>> Start

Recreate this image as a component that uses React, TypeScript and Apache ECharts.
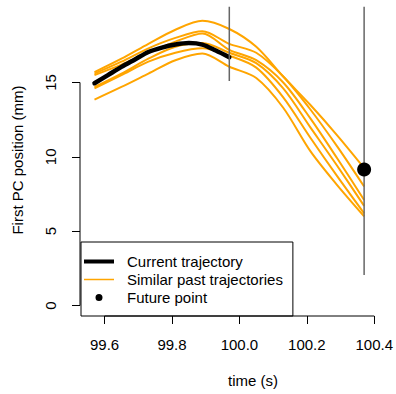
import React, { useEffect, useRef } from "react";
import * as echarts from "echarts";

// ---- data ----
const PAST_TIMES = [99.57, 99.65, 99.73, 99.81, 99.89, 99.97, 100.05, 100.13, 100.21, 100.29, 100.37];
const PAST_A = [15.7, 16.6, 17.6, 18.55, 19.15, 18.6, 17.4, 15.4, 13.5, 11.45, 9.25];
const PAST_B = [15.6, 16.4, 17.3, 18.0, 18.45, 17.6, 17.0, 15.4, 13.2, 10.7, 8.0];
const PAST_C = [15.5, 16.2, 17.0, 17.75, 18.3, 17.2, 16.5, 15.0, 12.6, 9.9, 7.1];
const PAST_D = [14.7, 15.6, 16.6, 17.4, 17.65, 17.0, 16.3, 14.6, 12.0, 9.4, 6.7];
const PAST_E = [14.6, 15.5, 16.4, 17.0, 17.3, 16.8, 16.0, 14.0, 11.3, 8.7, 6.2];
const PAST_F = [13.85, 14.7, 15.6, 16.5, 16.95, 16.06, 15.3, 13.3, 10.4, 8.1, 6.0];
const PAST_SERIES = [PAST_A, PAST_B, PAST_C, PAST_D, PAST_E, PAST_F];

const CURRENT_TIMES = [99.57, 99.61, 99.65, 99.69, 99.73, 99.77, 99.81, 99.85, 99.89, 99.93, 99.97];
const CURRENT_VALUES = [14.95, 15.5, 16.05, 16.55, 17.05, 17.35, 17.55, 17.65, 17.55, 17.15, 16.7];

const FUTURE_TIME = 100.37;
const FUTURE_VALUE = 9.15;

const NOW_MARKER = { time: 99.97, from: 15.1, to: 20.1 };
const FUTURE_MARKER = { time: 100.37, from: 2.05, to: 20.1 };

const X_TICKS = [99.6, 99.8, 100.0, 100.2, 100.4];
const Y_TICKS = [0, 5, 10, 15];

const X_MIN = 99.527;
const X_MAX = 100.403;
const Y_MIN = -0.706;
const Y_MAX = 20.28;

const X_TITLE = "time (s)";
const Y_TITLE = "First PC position (mm)";

const FONT = "'Liberation Sans', Arial, Helvetica, sans-serif";
const ORANGE = "#FFA500";

export default function App() {
  const ref = useRef<HTMLDivElement>(null);

  useEffect(() => {
    if (!ref.current) return;
    const chart = echarts.init(ref.current, undefined, { renderer: "svg" });

    const pastSeries = PAST_SERIES.map((vals) => ({
      type: "line",
      name: "Similar past trajectories",
      data: PAST_TIMES.map((t, i) => [t, vals[i]]),
      symbol: "none",
      smooth: 0.3,
      color: ORANGE,
      lineStyle: { color: ORANGE, width: 2 },
      silent: true,
      z: 2,
    }));

    const option: any = {
      animation: false,
      textStyle: { fontFamily: FONT },
      grid: { left: 80, right: 16, top: 4, bottom: 78 },
      graphic: [
        {
          type: "text",
          x: 253,
          y: 380,
          silent: true,
          style: {
            text: X_TITLE,
            fontSize: 15,
            fontFamily: FONT,
            fill: "#000",
            textAlign: "center",
            textVerticalAlign: "middle",
          },
        },
      ],
      xAxis: {
        type: "value",
        min: X_MIN,
        max: X_MAX,
        axisLine: { show: false, onZero: false },
        splitLine: { show: false },
        axisTick: {
          show: true,
          inside: false,
          length: 8,
          customValues: X_TICKS,
          lineStyle: { color: "#000", width: 1 },
        },
        axisLabel: {
          customValues: X_TICKS,
          margin: 21,
          fontSize: 15,
          color: "#000",
          fontFamily: FONT,
          formatter: (v: number) => v.toFixed(1),
        },
      },
      yAxis: {
        type: "value",
        min: Y_MIN,
        max: Y_MAX,
        name: Y_TITLE,
        nameLocation: "middle",
        nameGap: 55,
        nameTextStyle: { fontSize: 15, color: "#000", fontFamily: FONT },
        axisLine: { show: false, onZero: false },
        splitLine: { show: false },
        axisTick: {
          show: true,
          inside: false,
          length: 8,
          customValues: Y_TICKS,
          lineStyle: { color: "#000", width: 1 },
        },
        axisLabel: {
          customValues: Y_TICKS,
          rotate: 90,
          margin: 22,
          fontSize: 15,
          color: "#000",
          fontFamily: FONT,
          formatter: (v: number) => String(v),
        },
      },
      legend: {
        show: true,
        orient: "vertical",
        left: 81,
        top: 242,
        itemWidth: 38,
        itemHeight: 15,
        itemGap: 3,
        padding: [12, 10, 11, 3],
        borderColor: "#000",
        borderWidth: 1,
        selectedMode: false,
        symbolKeepAspect: true,
        textStyle: { fontSize: 15, color: "#000", fontFamily: FONT, lineHeight: 15 },
        data: [
          {
            name: "Current trajectory",
            icon: "path://M0 0L0.01 0ZM38 15L37.99 15ZM0 5.5H30V9.5H0Z",
            itemStyle: { color: "#000", borderWidth: 0 },
          },
          {
            name: "Similar past trajectories",
            icon: "path://M0 0L0.01 0ZM38 15L37.99 15ZM0 6.75H30V8.25H0Z",
            itemStyle: { color: ORANGE, borderWidth: 0 },
          },
          {
            name: "Future point",
            icon: "path://M0 0L0.01 0ZM38 15L37.99 15ZM18.5 7.5A3.5 3.5 0 1 1 11.5 7.5A3.5 3.5 0 1 1 18.5 7.5Z",
            itemStyle: { color: "#000", borderWidth: 0 },
          },
        ],
      },
      series: [
        ...pastSeries,
        {
          type: "line",
          name: "Current trajectory",
          data: CURRENT_TIMES.map((t, i) => [t, CURRENT_VALUES[i]]),
          symbol: "none",
          smooth: 0.3,
          color: "#000",
          lineStyle: { color: "#000", width: 4.5, join: "round", cap: "round" },
          silent: true,
          z: 3,
        },
        {
          type: "line",
          name: "now-marker",
          data: [
            [NOW_MARKER.time, NOW_MARKER.from],
            [NOW_MARKER.time, NOW_MARKER.to],
          ],
          symbol: "none",
          lineStyle: { color: "#666", width: 1.5 },
          silent: true,
          z: 4,
        },
        {
          type: "line",
          name: "future-marker",
          data: [
            [FUTURE_MARKER.time, FUTURE_MARKER.from],
            [FUTURE_MARKER.time, FUTURE_MARKER.to],
          ],
          symbol: "none",
          lineStyle: { color: "#666", width: 1.5 },
          silent: true,
          z: 4,
        },
        {
          type: "scatter",
          name: "Future point",
          data: [[FUTURE_TIME, FUTURE_VALUE]],
          symbol: "circle",
          symbolSize: 14,
          color: "#000",
          itemStyle: { color: "#000", opacity: 1 },
          silent: true,
          z: 5,
        },
        {
          type: "line",
          name: "x-axis-line",
          data: [
            [X_TICKS[0], Y_MIN],
            [X_TICKS[X_TICKS.length - 1], Y_MIN],
          ],
          symbol: "none",
          clip: false,
          lineStyle: { color: "#000", width: 1 },
          silent: true,
          z: 6,
        },
        {
          type: "line",
          name: "y-axis-line",
          data: [
            [X_MIN, Y_TICKS[0]],
            [X_MIN, Y_TICKS[Y_TICKS.length - 1]],
          ],
          symbol: "none",
          clip: false,
          lineStyle: { color: "#000", width: 1 },
          silent: true,
          z: 6,
        },
      ],
    };

    chart.setOption(option);
    return () => chart.dispose();
  }, []);

  return (
    <div
      ref={ref}
      style={{ position: "fixed", left: 0, top: 0, width: 396, height: 394, background: "#fff" }}
    />
  );
}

>> End

Your objective — Make a tally of the lines in this data that include the string "React", and answer with that tally alone.

Worked answer — 2